Já fiz algumas trilhas para cinema, rádio e teatro. Mas, atualmente, o único trabalho que se encontra em execução e que é possível acessar é o programa Casazul, que passa na Rádio Inconfidencia (BH) toda segunda feira. As duas peças de teatro que produzi trilhas estão fora de cartaz há tempos, e nenhum dos 4 filmes que produzi trilhas está disponível online, infelizmente.
Além da música, você trabalha com outro tipo de arte?
Sim. Além de músico, também escrevo poesias (que, por vezes, até viram canções). E (dentro da música, mas não como músico) sou produtor musical e engenheiro de som.
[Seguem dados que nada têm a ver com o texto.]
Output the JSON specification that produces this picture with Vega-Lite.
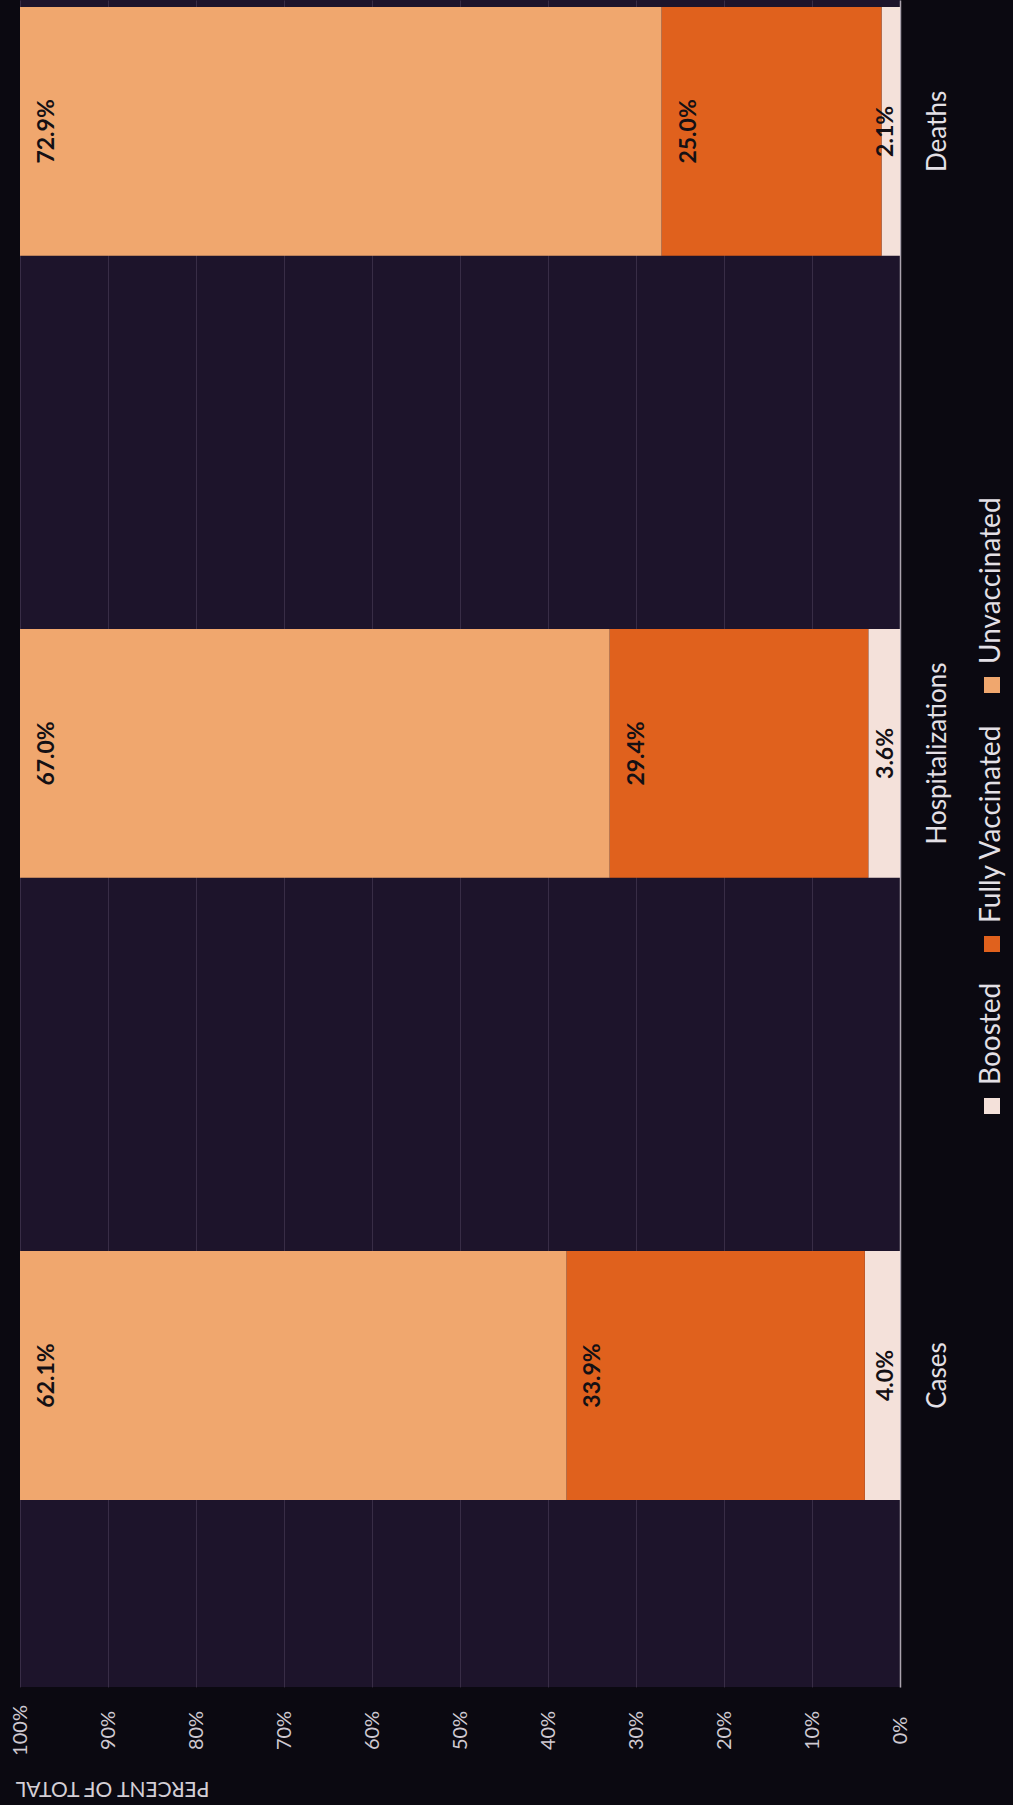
{
  "$schema": "https://vega.github.io/schema/vega-lite/v6.json",
  "width": 880,
  "height": 1687,
  "autosize": {"type": "none"},
  "padding": {"left": 20, "top": 0, "right": 113, "bottom": 118},
  "background": "#0b0911",
  "view": {"fill": "#1d142b", "stroke": null},
  "config": {
    "font": "Lato",
    "style": {
      "guide-label": {
        "angle": 270,
        "dx": {"signal": "indexof(['Unvaccinated', 'Fully Vaccinated', 'Boosted'], datum.value) >= 0 ? 21 : 0"}
      }
    }
  },
  "data": {
    "values": [
      {"category": "Cases", "status": "Boosted", "value": 0.040, "order": 1},
      {"category": "Cases", "status": "Fully Vaccinated", "value": 0.339, "order": 2},
      {"category": "Cases", "status": "Unvaccinated", "value": 0.621, "order": 3},
      {"category": "Hospitalizations", "status": "Boosted", "value": 0.036, "order": 1},
      {"category": "Hospitalizations", "status": "Fully Vaccinated", "value": 0.294, "order": 2},
      {"category": "Hospitalizations", "status": "Unvaccinated", "value": 0.670, "order": 3},
      {"category": "Deaths", "status": "Boosted", "value": 0.021, "order": 1},
      {"category": "Deaths", "status": "Fully Vaccinated", "value": 0.250, "order": 2},
      {"category": "Deaths", "status": "Unvaccinated", "value": 0.729, "order": 3}
    ]
  },
  "transform": [
    {"stack": "value", "groupby": ["category"], "sort": [{"field": "order", "order": "ascending"}], "as": ["v0", "v1"]}
  ],
  "encoding": {
    "y": {
      "field": "category",
      "type": "nominal",
      "sort": ["Deaths", "Hospitalizations", "Cases"],
      "scale": {"paddingInner": 0.6, "paddingOuter": 0.156, "align": 0.036},
      "axis": {
        "orient": "right",
        "title": null,
        "domainColor": "#aaa3ad",
        "domainWidth": 1.5,
        "ticks": false,
        "tickSize": 0,
        "grid": false,
        "labelAngle": 270,
        "labelAlign": "center",
        "labelBaseline": "middle",
        "labelPadding": 37,
        "labelLimit": 400,
        "labelFontSize": 26,
        "labelFont": "Lato",
        "labelColor": "#e4e0e6"
      }
    }
  },
  "layer": [
    {
      "mark": {"type": "bar"},
      "encoding": {
        "x": {
          "field": "v0",
          "type": "quantitative",
          "scale": {"domain": [0, 1], "reverse": true, "nice": false},
          "axis": {
            "title": "PERCENT OF TOTAL",
            "titleAngle": 180,
            "titleX": 92,
            "titleY": 100,
            "titleAlign": "center",
            "titleBaseline": "middle",
            "titleFontSize": 21,
            "titleFontWeight": "normal",
            "titleFont": "Lato",
            "titleColor": "#d4cfd6",
            "format": ".0%",
            "values": [0, 0.1, 0.2, 0.3, 0.4, 0.5, 0.6, 0.7, 0.8, 0.9, 1],
            "labelAngle": 270,
            "labelAlign": "center",
            "labelBaseline": "middle",
            "labelPadding": 43,
            "labelFontSize": 20,
            "labelFont": "Lato",
            "labelColor": "#cfc9d2",
            "labelFlush": false,
            "labelOverlap": false,
            "ticks": false,
            "tickSize": 0,
            "domain": false,
            "grid": true,
            "gridColor": "#4b3d58",
            "gridWidth": 1,
            "gridOpacity": 0.6
          }
        },
        "x2": {"field": "v1"},
        "color": {
          "field": "status",
          "type": "nominal",
          "scale": {
            "domain": ["Unvaccinated", "Fully Vaccinated", "Boosted"],
            "range": ["#f0a76e", "#e0611d", "#f4e1da"]
          },
          "legend": {
            "orient": "none",
            "legendX": 958,
            "legendY": 671,
            "direction": "vertical",
            "title": null,
            "padding": 0,
            "symbolType": "square",
            "symbolSize": 256,
            "symbolStrokeWidth": 0,
            "symbolOpacity": 1,
            "labelFont": "Lato",
            "labelFontSize": 28,
            "labelColor": "#e4e0e6",
            "labelLimit": 400,
            "labelOffset": -14,
            "labelAlign": "left",
            "labelBaseline": "middle",
            "rowPadding": 30
          }
        }
      }
    },
    {
      "transform": [{"filter": "datum.status !== 'Boosted'"}],
      "mark": {"type": "text", "angle": 270, "align": "center", "baseline": "middle", "dy": 27, "fontWeight": "bold", "fontSize": 23, "font": "Lato", "color": "#141014"},
      "encoding": {
        "x": {"field": "v1", "type": "quantitative", "title": "PERCENT OF TOTAL"},
        "text": {"field": "value", "type": "quantitative", "format": ".1%"}
      }
    },
    {
      "transform": [{"filter": "datum.status === 'Boosted'"}],
      "mark": {"type": "text", "angle": 270, "align": "center", "baseline": "middle", "dy": -14, "fontWeight": "bold", "fontSize": 23, "font": "Lato", "color": "#141014"},
      "encoding": {
        "x": {"field": "v0", "type": "quantitative", "title": "PERCENT OF TOTAL"},
        "text": {"field": "value", "type": "quantitative", "format": ".1%"}
      }
    }
  ]
}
Dentro da engenharia de som, trabalho bastante com mixagem – uma parte bem artística do ofício de engenheiro/técnico de som.
Qual a mensagem musical e poética que carrega o disco “Oásis de Vidro”? E como ele surgiu?
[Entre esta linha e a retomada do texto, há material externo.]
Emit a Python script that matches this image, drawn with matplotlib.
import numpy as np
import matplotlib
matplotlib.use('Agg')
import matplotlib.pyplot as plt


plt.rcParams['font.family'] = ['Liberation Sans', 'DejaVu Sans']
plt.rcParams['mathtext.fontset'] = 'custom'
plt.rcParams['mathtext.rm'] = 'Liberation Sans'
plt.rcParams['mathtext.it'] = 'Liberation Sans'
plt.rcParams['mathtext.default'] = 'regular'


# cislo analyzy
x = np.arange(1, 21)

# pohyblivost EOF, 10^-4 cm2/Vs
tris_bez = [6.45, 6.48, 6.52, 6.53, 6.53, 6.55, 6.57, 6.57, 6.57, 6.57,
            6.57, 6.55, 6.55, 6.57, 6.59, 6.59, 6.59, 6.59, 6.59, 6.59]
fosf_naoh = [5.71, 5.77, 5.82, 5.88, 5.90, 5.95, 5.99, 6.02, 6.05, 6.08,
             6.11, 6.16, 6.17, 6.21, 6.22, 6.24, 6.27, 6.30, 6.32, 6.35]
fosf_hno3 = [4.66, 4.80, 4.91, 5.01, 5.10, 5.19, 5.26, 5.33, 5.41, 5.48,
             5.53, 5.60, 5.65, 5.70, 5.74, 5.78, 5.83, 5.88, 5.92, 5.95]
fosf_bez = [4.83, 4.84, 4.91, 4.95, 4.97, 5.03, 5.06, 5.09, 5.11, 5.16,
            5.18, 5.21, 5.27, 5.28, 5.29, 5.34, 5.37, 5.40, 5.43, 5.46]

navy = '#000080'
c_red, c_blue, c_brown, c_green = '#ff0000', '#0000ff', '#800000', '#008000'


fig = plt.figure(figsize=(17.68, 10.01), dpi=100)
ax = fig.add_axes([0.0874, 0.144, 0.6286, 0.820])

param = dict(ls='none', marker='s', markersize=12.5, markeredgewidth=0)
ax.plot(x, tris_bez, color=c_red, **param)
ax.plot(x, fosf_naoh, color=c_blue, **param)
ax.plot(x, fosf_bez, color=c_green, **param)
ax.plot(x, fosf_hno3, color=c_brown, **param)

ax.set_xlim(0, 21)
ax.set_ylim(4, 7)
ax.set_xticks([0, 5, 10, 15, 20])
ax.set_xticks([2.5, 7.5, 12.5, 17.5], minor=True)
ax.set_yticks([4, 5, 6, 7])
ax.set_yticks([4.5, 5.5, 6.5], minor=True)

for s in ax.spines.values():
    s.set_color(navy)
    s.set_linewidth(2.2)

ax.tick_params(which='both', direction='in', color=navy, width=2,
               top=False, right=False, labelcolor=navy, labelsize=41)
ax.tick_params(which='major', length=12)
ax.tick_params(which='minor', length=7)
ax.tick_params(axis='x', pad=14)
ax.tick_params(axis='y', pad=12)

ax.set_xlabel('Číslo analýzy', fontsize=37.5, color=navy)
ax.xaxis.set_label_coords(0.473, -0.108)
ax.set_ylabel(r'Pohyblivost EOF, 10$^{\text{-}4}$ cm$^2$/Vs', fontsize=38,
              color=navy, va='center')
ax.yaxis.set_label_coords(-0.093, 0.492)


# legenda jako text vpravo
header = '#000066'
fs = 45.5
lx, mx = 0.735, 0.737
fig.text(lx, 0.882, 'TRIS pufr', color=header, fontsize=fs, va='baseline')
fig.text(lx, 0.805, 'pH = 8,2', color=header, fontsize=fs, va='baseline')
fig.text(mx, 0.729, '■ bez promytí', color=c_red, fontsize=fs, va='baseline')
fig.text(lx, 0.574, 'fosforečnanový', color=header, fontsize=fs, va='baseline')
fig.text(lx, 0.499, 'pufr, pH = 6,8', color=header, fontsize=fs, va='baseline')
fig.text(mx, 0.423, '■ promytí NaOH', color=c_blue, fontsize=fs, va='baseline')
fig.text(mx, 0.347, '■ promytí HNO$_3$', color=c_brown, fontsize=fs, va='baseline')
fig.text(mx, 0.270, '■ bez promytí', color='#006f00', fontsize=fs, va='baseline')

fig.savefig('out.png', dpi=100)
Esse disco é um mosaico de muitas influencias musicais e poéticas, arranjado de forma cuidadosa e tendo a pluralidade de ideias musicais e timbristicas como mote criativo. Ao meu ver, a mensagem musical e estética do disco é a da experimentação, da mistura, da liberdade criativa fora dos padrões da indústria. Liricamente falando, é um disco também diverso, que fala de amor, infância, natureza e, especialmente política. O nome, “Oásis de Vidro”, vem dessa concepção mais política e libertária que carrego comigo, e traz, dentro dessa metáfora, uma crítica poética a essa falsa sensação de segurança e desejos saciados que nos promete o capitalismo – uma ilusão de conforto, um sonho que não passa de uma espécie de miragem ou, quando muito, algo efêmero. É critica com vontade de superação – “(…) ante o fim, há de nascer do nosso ventre, o furacão”. Mas o que eu mais gosto mesmo é de perguntar para as pessoas o que elas acham que é o tal “Oásis de Vidro”. Já recebi cada feedback maravilhoso nessa! E o mais legal da arte é isso – ela pode ser o que a gente quiser, e é sempre diferente pra cada um que a absorve.